SUPPLIED DATA:
========================================================================

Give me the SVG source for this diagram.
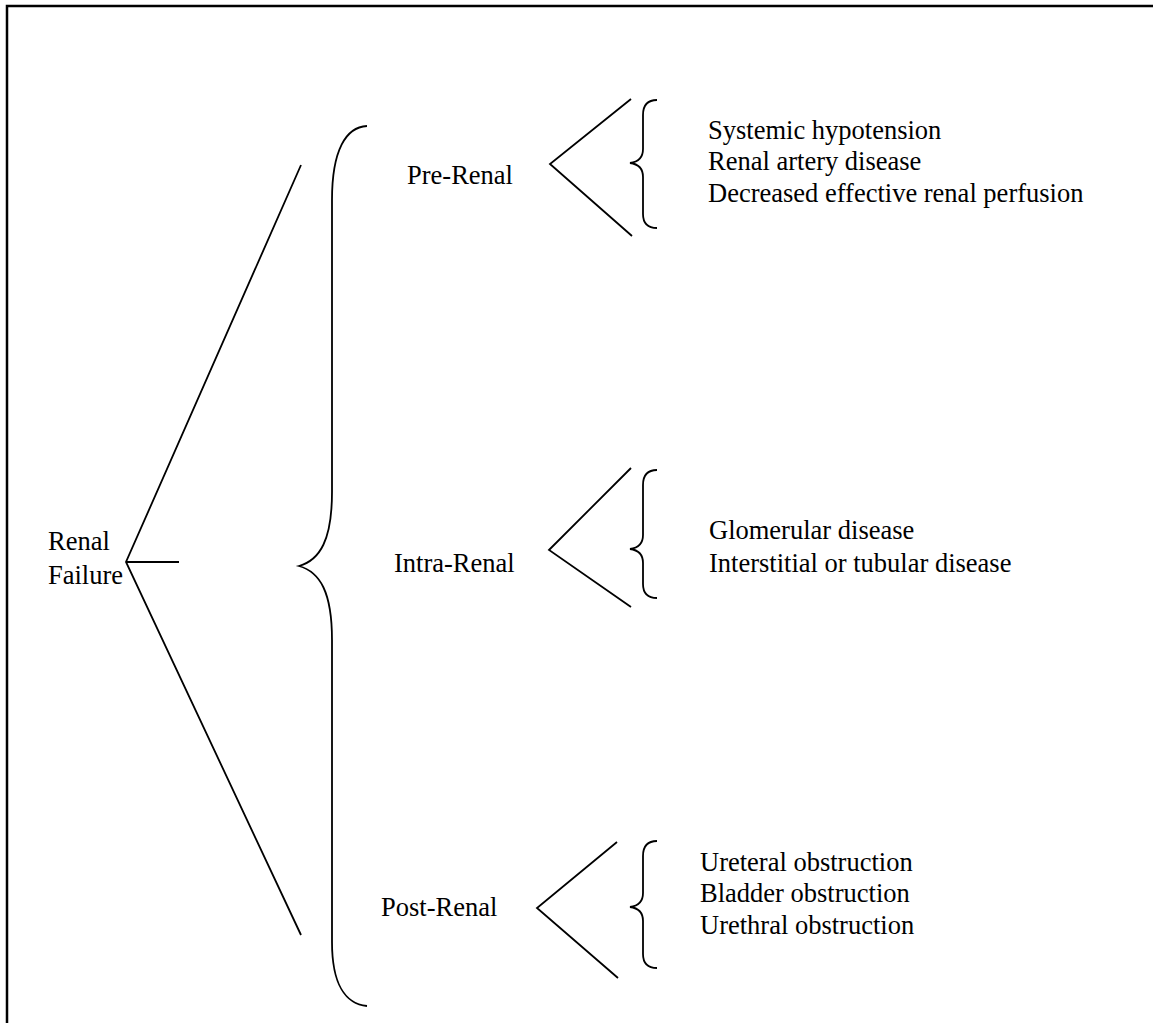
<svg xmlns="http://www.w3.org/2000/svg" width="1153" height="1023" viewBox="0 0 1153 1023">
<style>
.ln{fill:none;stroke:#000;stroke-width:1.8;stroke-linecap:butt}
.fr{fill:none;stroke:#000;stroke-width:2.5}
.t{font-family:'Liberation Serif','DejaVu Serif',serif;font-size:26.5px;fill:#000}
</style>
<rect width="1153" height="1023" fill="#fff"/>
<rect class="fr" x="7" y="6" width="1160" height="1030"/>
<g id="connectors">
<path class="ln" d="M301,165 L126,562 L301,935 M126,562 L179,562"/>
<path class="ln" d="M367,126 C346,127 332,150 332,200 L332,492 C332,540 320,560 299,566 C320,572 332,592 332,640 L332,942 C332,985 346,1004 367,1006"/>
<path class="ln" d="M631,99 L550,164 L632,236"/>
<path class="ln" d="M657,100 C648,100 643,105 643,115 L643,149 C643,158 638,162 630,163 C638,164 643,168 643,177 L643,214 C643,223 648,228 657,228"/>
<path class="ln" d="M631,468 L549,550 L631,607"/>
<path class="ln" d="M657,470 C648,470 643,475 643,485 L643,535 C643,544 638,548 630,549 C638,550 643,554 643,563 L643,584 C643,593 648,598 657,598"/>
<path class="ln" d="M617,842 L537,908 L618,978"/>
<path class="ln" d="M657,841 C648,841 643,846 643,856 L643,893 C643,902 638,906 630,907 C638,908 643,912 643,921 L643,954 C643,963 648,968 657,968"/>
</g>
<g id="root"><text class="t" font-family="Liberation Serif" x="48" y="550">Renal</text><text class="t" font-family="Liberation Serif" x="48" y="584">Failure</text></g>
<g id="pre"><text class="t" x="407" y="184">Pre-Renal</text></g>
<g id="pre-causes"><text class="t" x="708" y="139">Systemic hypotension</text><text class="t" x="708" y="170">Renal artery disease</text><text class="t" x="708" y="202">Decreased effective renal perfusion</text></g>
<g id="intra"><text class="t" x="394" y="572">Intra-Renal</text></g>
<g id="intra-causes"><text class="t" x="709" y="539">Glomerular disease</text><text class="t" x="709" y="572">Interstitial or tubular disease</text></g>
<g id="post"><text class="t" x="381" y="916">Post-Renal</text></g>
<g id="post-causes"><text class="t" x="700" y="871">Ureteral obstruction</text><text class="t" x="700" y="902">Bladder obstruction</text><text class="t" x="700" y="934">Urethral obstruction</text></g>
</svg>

========================================================================

TASK DETAILS:
Copy the listing in full and without alteration, omitting every picture.

EXERCISE RESPONSE:
Give me the SVG source for this diagram.
<svg xmlns="http://www.w3.org/2000/svg" width="1153" height="1023" viewBox="0 0 1153 1023">
<style>
.ln{fill:none;stroke:#000;stroke-width:1.8;stroke-linecap:butt}
.fr{fill:none;stroke:#000;stroke-width:2.5}
.t{font-family:'Liberation Serif','DejaVu Serif',serif;font-size:26.5px;fill:#000}
</style>
<rect width="1153" height="1023" fill="#fff"/>
<rect class="fr" x="7" y="6" width="1160" height="1030"/>
<g id="connectors">
<path class="ln" d="M301,165 L126,562 L301,935 M126,562 L179,562"/>
<path class="ln" d="M367,126 C346,127 332,150 332,200 L332,492 C332,540 320,560 299,566 C320,572 332,592 332,640 L332,942 C332,985 346,1004 367,1006"/>
<path class="ln" d="M631,99 L550,164 L632,236"/>
<path class="ln" d="M657,100 C648,100 643,105 643,115 L643,149 C643,158 638,162 630,163 C638,164 643,168 643,177 L643,214 C643,223 648,228 657,228"/>
<path class="ln" d="M631,468 L549,550 L631,607"/>
<path class="ln" d="M657,470 C648,470 643,475 643,485 L643,535 C643,544 638,548 630,549 C638,550 643,554 643,563 L643,584 C643,593 648,598 657,598"/>
<path class="ln" d="M617,842 L537,908 L618,978"/>
<path class="ln" d="M657,841 C648,841 643,846 643,856 L643,893 C643,902 638,906 630,907 C638,908 643,912 643,921 L643,954 C643,963 648,968 657,968"/>
</g>
<g id="root"><text class="t" font-family="Liberation Serif" x="48" y="550">Renal</text><text class="t" font-family="Liberation Serif" x="48" y="584">Failure</text></g>
<g id="pre"><text class="t" x="407" y="184">Pre-Renal</text></g>
<g id="pre-causes"><text class="t" x="708" y="139">Systemic hypotension</text><text class="t" x="708" y="170">Renal artery disease</text><text class="t" x="708" y="202">Decreased effective renal perfusion</text></g>
<g id="intra"><text class="t" x="394" y="572">Intra-Renal</text></g>
<g id="intra-causes"><text class="t" x="709" y="539">Glomerular disease</text><text class="t" x="709" y="572">Interstitial or tubular disease</text></g>
<g id="post"><text class="t" x="381" y="916">Post-Renal</text></g>
<g id="post-causes"><text class="t" x="700" y="871">Ureteral obstruction</text><text class="t" x="700" y="902">Bladder obstruction</text><text class="t" x="700" y="934">Urethral obstruction</text></g>
</svg>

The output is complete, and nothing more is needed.